次に和があります。これは頌に対して二人の和尚が呼応して見解を述べているところです。
和
「只(ひた)管(すら) 区区として外に向って尋ぬ」
これは序の第一句と同じことです。
「知らず、脚底、已(すで)に泥深きことを」
ここも序の第二句と同じです。
「幾たびか廻(めぐ)る芳(ほう)草(そう)斜(しや)陽(よう)の裏(う)ち」
同じところをぐるぐる巡っている。ちょっとここだなと思っても結局同じことの言い替えに過ぎなかったというところではないでしょうか。
「一曲の新(しん)豊(ぽう) 空しく自吟す」
新豊というお酒の名産地があるそうですが、そこの歌が有名だったのでしょうか。そういう歌をふと口ずさむということだと思います。さあやるぞと勢い込んではみたものの、全く歯が立たない。情けなさも手伝い、思わず小さいころに口ずさんだ歌が口をついてしまうというところでしょうか。
又
「本(もと) 蹤(しよう)跡(せき)無し 誰か尋ねん」
いろいろと解釈できるところだと思いますが、素直にもともと人の通った足跡なんかないんだと解釈すれば自分の前に道はなく自分の後に道が出来るということになります。道というのは山に登るためにあるわけですからいくつもあって良いようなものですが、それでも無いといっているのです。それは結局その人の道であって人人個性が違うように道も違わなければならないのです。大半は同じでも最後のところで違ってくるのです。初めから違うこともあるでしょう。それを禅では冷暖自知と言いますが、どうしても自分で自分の道を切り開いていかねばならないのです。気づいてみたら自分の後ろに自分の足跡を見たというところです。
「誤って煙(えん)蘿(ら)の深き処の深きに入る」
人の通った道ばかりいっていると、泥沼に落ち込むぞと言っています。
「手に鼻(び)頭(とう)を把(と)って同じく帰る客」
もともと自分がしっかり牛の鼻を手に握っている。ところが目がそこに行かないで他人の通ったみちを一生懸命行こうとする。だから「ああ、ここにもいないな」といって。また違う道を探しに帰る人ばかりだと言っています。
「水辺林下自ずから沈吟す」
水辺の水面に風の姿が自ずと映し出される、林の下草も風にそよそよと吹かれ、そこに風の姿を自ずと映し出している。目には見えないがそこにハッキリとあるじゃないか。己の顔でそれをハッキリと感じ取ってくれよというところだと思います。

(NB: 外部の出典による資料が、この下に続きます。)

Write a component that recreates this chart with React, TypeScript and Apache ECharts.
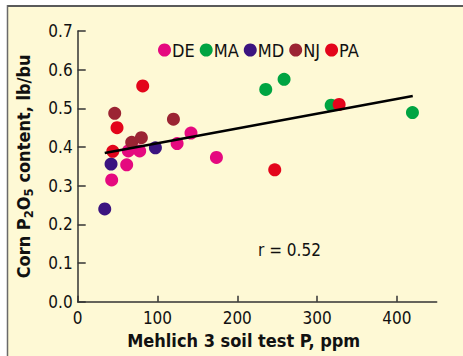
import React, { useEffect, useRef } from "react";
import * as echarts from "echarts";

const seriesNames = ["DE", "MA", "MD", "NJ", "PA"];
const seriesColors = ["#e5097f", "#00a442", "#3b1480", "#9b2433", "#e3051b"];

const deData: [number, number][] = [
  [42.6, 0.315], [61.4, 0.354], [63.5, 0.39], [77.7, 0.39],
  [124.6, 0.409], [142, 0.436], [173.9, 0.373],
];
const maData: [number, number][] = [
  [235.7, 0.549], [258.7, 0.575], [317.7, 0.508], [419.6, 0.489],
];
const mdData: [number, number][] = [
  [33.9, 0.24], [41.8, 0.356], [97.4, 0.398],
];
const njData: [number, number][] = [
  [46.4, 0.487], [67.7, 0.412], [79.8, 0.424], [120, 0.472],
];
const paData: [number, number][] = [
  [44, 0.389], [49.3, 0.45], [81.5, 0.558], [247, 0.341], [327.7, 0.51],
];
const fitLine: [number, number][] = [
  [33.9, 0.3845], [420, 0.532],
];
const xTicks = [0, 100, 200, 300, 400];
const rLabel = "r = 0.52";

const FONT = "'Liberation Sans Narrow', 'DejaVu Sans Condensed', 'Liberation Sans', sans-serif";

export default function App() {
  const ref = useRef<HTMLDivElement>(null);
  useEffect(() => {
    if (!ref.current) return;
    const chart = echarts.init(ref.current, null, { renderer: "svg" });
    const all = [deData, maData, mdData, njData, paData];
    chart.setOption({
      animation: false,
      backgroundColor: "#ffffff",
      graphic: [
        { type: "rect", shape: { x: 8, y: 6, width: 460, height: 360 }, style: { fill: "#fef9d5" }, z: -10 },
        { type: "line", shape: { x1: 7, y1: 6, x2: 463, y2: 6 }, style: { stroke: "#5a5a5a", lineWidth: 2 }, z: -9 },
        { type: "line", shape: { x1: 7.5, y1: 5, x2: 7.5, y2: 356 }, style: { stroke: "#6a6a6a", lineWidth: 1.5 }, z: -9 },
        {
          type: "text", left: 258, top: 241,
          style: { text: rLabel, fontFamily: FONT, fontSize: 17, fill: "#111" },
        },
      ],
      grid: { left: 77.7, right: 26.3, top: 31, bottom: 54.3, containLabel: false },
      legend: {
        data: seriesNames,
        left: 153, top: 36,
        icon: "circle",
        itemWidth: 13, itemHeight: 13, itemGap: 5,
        textStyle: { fontFamily: FONT, fontSize: 18, color: "#111", padding: [0, 0, 0, -4] },
      },
      xAxis: {
        type: "value", min: 0, max: 450, interval: 100,
        splitLine: { show: false },
        axisLine: { lineStyle: { color: "#333", width: 1.5 } },
        axisTick: { inside: true, length: 6, customValues: xTicks, lineStyle: { color: "#333", width: 1.5 } },
        axisLabel: { customValues: xTicks, fontFamily: FONT, fontSize: 17, color: "#111", margin: 8 },
        name: "Mehlich 3 soil test P, ppm",
        nameLocation: "middle", nameGap: 30,
        nameTextStyle: { fontFamily: FONT, fontSize: 18, fontWeight: "bold", color: "#111", padding: [0, 27, 0, 0] },
      },
      yAxis: {
        type: "value", min: 0, max: 0.7, interval: 0.1,
        splitLine: { show: false },
        axisLine: { show: true, lineStyle: { color: "#333", width: 1.5 } },
        axisTick: { show: true, inside: true, length: 8, lineStyle: { color: "#333", width: 1.5 } },
        axisLabel: { fontFamily: FONT, fontSize: 17, color: "#111", margin: 5, formatter: (v: number) => v.toFixed(1) },
        name: "{a|Corn P}{s|2}{a|O}{s|5}{a| content, lb/bu}",
        nameLocation: "middle", nameGap: 43,
        nameTextStyle: {
          rich: {
            a: { fontFamily: FONT, fontSize: 18, fontWeight: "bold", color: "#111" },
            s: { fontFamily: FONT, fontSize: 13, fontWeight: "bold", color: "#111", padding: [10, 0, 0, 0] },
          },
        },
      },
      series: [
        ...seriesNames.map((n, i) => ({
          name: n, type: "scatter", data: all[i], symbolSize: 13,
          itemStyle: { color: seriesColors[i], opacity: 1 }, z: 2,
        })),
        {
          type: "line", data: fitLine, showSymbol: false, symbol: "none",
          lineStyle: { color: "#000", width: 2.5 }, z: 5,
        },
      ],
    });
    return () => chart.dispose();
  }, []);
  return <div ref={ref} style={{ position: "absolute", left: 0, top: 0, width: 463, height: 356 }} />;
}
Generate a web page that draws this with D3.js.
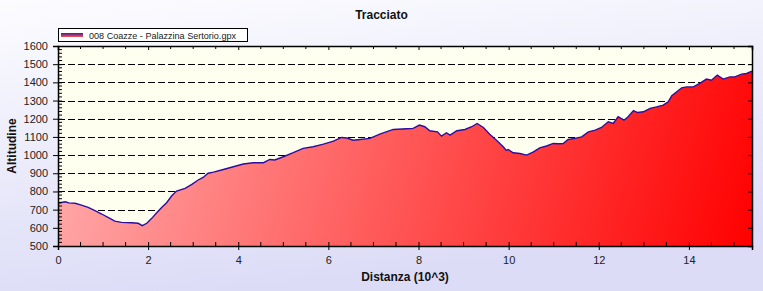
<!DOCTYPE html>
<html>
<head>
<meta charset="utf-8">
<script src="https://cdn.jsdelivr.net/npm/d3@7"></script>
<style>
  body { margin: 0; padding: 0; }
  svg { display: block; }
  text { font-family: "Liberation Sans", Arial, sans-serif; }
</style>
</head>
<body>
<svg id="chart"></svg>
<script>
const svgWidth = 763;
const svgHeight = 291;

// distance (km x 10^3) and altitude (m)
var distanza = [0, 0.16, 0.24, 0.38, 0.52, 0.67, 0.82, 0.97, 1.12, 1.26, 1.41, 1.63, 1.78, 1.87, 1.97,
  2.08, 2.19, 2.30, 2.41, 2.52, 2.63, 2.82, 2.97, 3.11, 3.22, 3.33, 3.45, 3.67, 3.89, 4.11,
  4.33, 4.56, 4.70, 4.81, 5.00, 5.22, 5.44, 5.66, 5.89, 6.11, 6.29, 6.41, 6.55, 6.70, 6.92,
  7.14, 7.44, 7.74, 7.88, 8.02, 8.14, 8.25, 8.42, 8.51, 8.62, 8.70, 8.85, 9.03, 9.18, 9.30,
  9.44, 9.58, 9.73, 9.88, 9.95, 9.99, 10.10, 10.25, 10.40, 10.55, 10.69, 10.84, 10.99, 11.10,
  11.21, 11.32, 11.47, 11.62, 11.77, 11.92, 12.06, 12.21, 12.32, 12.43, 12.56, 12.65, 12.77,
  12.86, 12.99, 13.14, 13.28, 13.43, 13.54, 13.62, 13.73, 13.84, 13.95, 14.10, 14.24, 14.39,
  14.50, 14.63, 14.76, 14.91, 15.02, 15.17, 15.28, 15.40];
var altitudine = [735, 743, 737, 735, 725, 712, 694, 676, 656, 637, 630, 628, 625, 612, 625,
  652, 683, 712, 738, 775, 802, 817, 839, 863, 877, 900, 906, 921, 936, 951,
  958, 958, 976, 973, 991, 1013, 1037, 1046, 1060, 1077, 1097, 1094, 1082, 1086, 1092,
  1115, 1141, 1145, 1147, 1165, 1156, 1134, 1128, 1104, 1123, 1110, 1134, 1141, 1156, 1174,
  1152, 1115, 1082, 1046, 1026, 1031, 1013, 1009, 1000, 1018, 1040, 1050, 1064, 1062,
  1064, 1086, 1092, 1100, 1128, 1137, 1152, 1183, 1174, 1211, 1192, 1211, 1245,
  1234, 1238, 1257, 1265, 1275, 1293, 1326, 1348, 1370, 1375, 1375, 1394, 1418,
  1412, 1440, 1418, 1430, 1430, 1445, 1449, 1462];

var yTicks = [500, 600, 700, 800, 900, 1000, 1100, 1200, 1300, 1400, 1500, 1600];
var xTicks = [0, 2, 4, 6, 8, 10, 12, 14];
var titolo = "Tracciato";
var serieNome = "008 Coazze - Palazzina Sertorio.gpx";

var margin = { top: 46, right: 11, bottom: 45, left: 58 };
var innerWidth = svgWidth - margin.left - margin.right;
var innerHeight = svgHeight - margin.top - margin.bottom;

const svg = d3.select("#chart")
  .attr("width", svgWidth)
  .attr("height", svgHeight);

var defs = svg.append("defs");

var bgGrad = defs.append("linearGradient")
  .attr("id", "bgGrad")
  .attr("x1", "0").attr("y1", "0").attr("x2", "0.3").attr("y2", "1");
bgGrad.append("stop").attr("offset", "0").attr("stop-color", "#fcfcff");
bgGrad.append("stop").attr("offset", "1").attr("stop-color", "#dcdcf7");

var areaGrad = defs.append("linearGradient")
  .attr("id", "areaGrad")
  .attr("gradientUnits", "userSpaceOnUse")
  .attr("x1", 0).attr("y1", 0)
  .attr("x2", innerWidth).attr("y2", innerHeight);
areaGrad.append("stop").attr("offset", "0").attr("stop-color", "#ffb0b0");
areaGrad.append("stop").attr("offset", "1").attr("stop-color", "#ff0000");

var legGrad = defs.append("linearGradient")
  .attr("id", "legGrad")
  .attr("x1", "0").attr("y1", "0").attr("x2", "0").attr("y2", "1");
legGrad.append("stop").attr("offset", "0").attr("stop-color", "#3020a0");
legGrad.append("stop").attr("offset", "1").attr("stop-color", "#ff5050");

// page background
svg.append("rect")
  .attr("width", svgWidth).attr("height", svgHeight)
  .attr("fill", "url(#bgGrad)");

// title
svg.append("text")
  .attr("x", svgWidth / 2).attr("y", 19)
  .attr("text-anchor", "middle")
  .attr("font-size", "12px").attr("font-weight", "bold")
  .attr("fill", "#111")
  .text(titolo);

var x = d3.scaleLinear().domain([0, 15.4]).range([0, innerWidth]);
var y = d3.scaleLinear().domain([500, 1600]).range([innerHeight, 0]);

var graph = svg.append("g")
  .attr("transform", "translate(" + margin.left + "," + margin.top + ")");

graph.append("rect")
  .attr("width", innerWidth).attr("height", innerHeight)
  .attr("fill", "#fffff0");

// dashed grid
graph.append("g")
  .selectAll("line")
  .data(yTicks.slice(1, -1))
  .enter().append("line")
    .attr("x1", 0).attr("x2", innerWidth)
    .attr("y1", function(d) { return Math.round(y(d)) + 0.5; })
    .attr("y2", function(d) { return Math.round(y(d)) + 0.5; })
    .attr("stroke", "#000")
    .attr("stroke-dasharray", "7,3");

var data = distanza.map(function(d, i) { return { d: d, a: altitudine[i] }; });

var area = d3.area()
  .x(function(p) { return x(p.d); })
  .y0(innerHeight)
  .y1(function(p) { return y(p.a); });

var line = d3.line()
  .x(function(p) { return x(p.d); })
  .y(function(p) { return y(p.a); });

graph.append("path")
  .datum(data)
  .attr("d", area)
  .attr("fill", "url(#areaGrad)");

graph.append("path")
  .datum(data)
  .attr("d", line)
  .attr("fill", "none")
  .attr("stroke", "#2a0fa0")
  .attr("stroke-width", 1.4);

// axes
var xMinor = d3.range(0, 15.5, 0.5);
var yMinor = d3.range(500, 1601, 20);

var bottomAxis = graph.append("g")
  .attr("transform", "translate(0," + innerHeight + ")")
  .call(d3.axisBottom(x).tickValues(xTicks).tickSize(4).tickPadding(6).tickFormat(d3.format("d")));
bottomAxis.selectAll(".tick line").attr("y1", -4);
bottomAxis.append("g").selectAll("line")
  .data(xMinor.filter(function(d) { return d % 2 !== 0; }))
  .enter().append("line")
    .attr("x1", function(d) { return x(d); }).attr("x2", function(d) { return x(d); })
    .attr("y1", 0).attr("y2", -4).attr("stroke", "#000");

var leftAxis = graph.append("g")
  .call(d3.axisLeft(y).tickValues(yTicks).tickSize(5).tickPadding(5).tickFormat(d3.format("d")));
leftAxis.selectAll(".tick line").attr("x1", 4);
leftAxis.append("g").selectAll("line")
  .data(yMinor.filter(function(d) { return d % 100 !== 0; }))
  .enter().append("line")
    .attr("y1", function(d) { return y(d); }).attr("y2", function(d) { return y(d); })
    .attr("x1", 0).attr("x2", 4).attr("stroke", "#000");

var topAxis = graph.append("g")
  .call(d3.axisTop(x).tickValues(xTicks).tickSize(-4).tickFormat(""));
topAxis.append("g").selectAll("line")
  .data(xMinor.filter(function(d) { return d % 2 !== 0; }))
  .enter().append("line")
    .attr("x1", function(d) { return x(d); }).attr("x2", function(d) { return x(d); })
    .attr("y1", 0).attr("y2", 3).attr("stroke", "#000");

graph.append("g")
  .attr("transform", "translate(" + innerWidth + ",0)")
  .call(d3.axisRight(y).tickValues(yTicks).tickSize(-4).tickFormat(""));

graph.selectAll(".domain").attr("stroke", "#000").attr("stroke-width", 1.5);
graph.selectAll(".tick text").attr("font-size", "11px").attr("fill", "#222")
  .attr("font-family", "'Liberation Sans', Arial, sans-serif");

// axis titles
svg.append("text")
  .attr("x", margin.left + innerWidth / 2).attr("y", 281)
  .attr("text-anchor", "middle")
  .attr("font-size", "12px").attr("font-weight", "bold")
  .attr("fill", "#111")
  .text("Distanza (10^3)");

svg.append("text")
  .attr("transform", "translate(16," + (margin.top + innerHeight / 2) + ") rotate(-90)")
  .attr("text-anchor", "middle")
  .attr("font-size", "12px").attr("font-weight", "bold")
  .attr("fill", "#111")
  .text("Altitudine");

// legend
var legend = svg.append("g").attr("transform", "translate(58,28)");
legend.append("rect")
  .attr("x", 0.5).attr("y", 0.5).attr("width", 189).attr("height", 13)
  .attr("fill", "#fff").attr("stroke", "#000");
legend.append("rect")
  .attr("x", 3).attr("y", 5).attr("width", 22).attr("height", 4)
  .attr("fill", "url(#legGrad)");
legend.append("text")
  .attr("x", 31).attr("y", 10.5)
  .attr("font-size", "9.5px").attr("fill", "#222")
  .attr("textLength", 147).attr("lengthAdjust", "spacingAndGlyphs")
  .text(serieNome);
</script>
</body>
</html>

尋牛一では、修行の苦しいところ、逆に言えば肝心要のところをズバリと示しております。
ここを透過していくのは決して楽ではありません。やってはくじけ、くじけてはやるという鈍な気持ちをもっていただきたいと思います。
坐禅してよしやるぞって気持ちになってください。それはそうなるぞと気負わなくても、入息出息に集中していると脊梁骨がおのずと立ってくる。そして意識もしなくてもさあやるぞという気持ちになります。
この道に入ってまともに修行すれば、必ず開けます。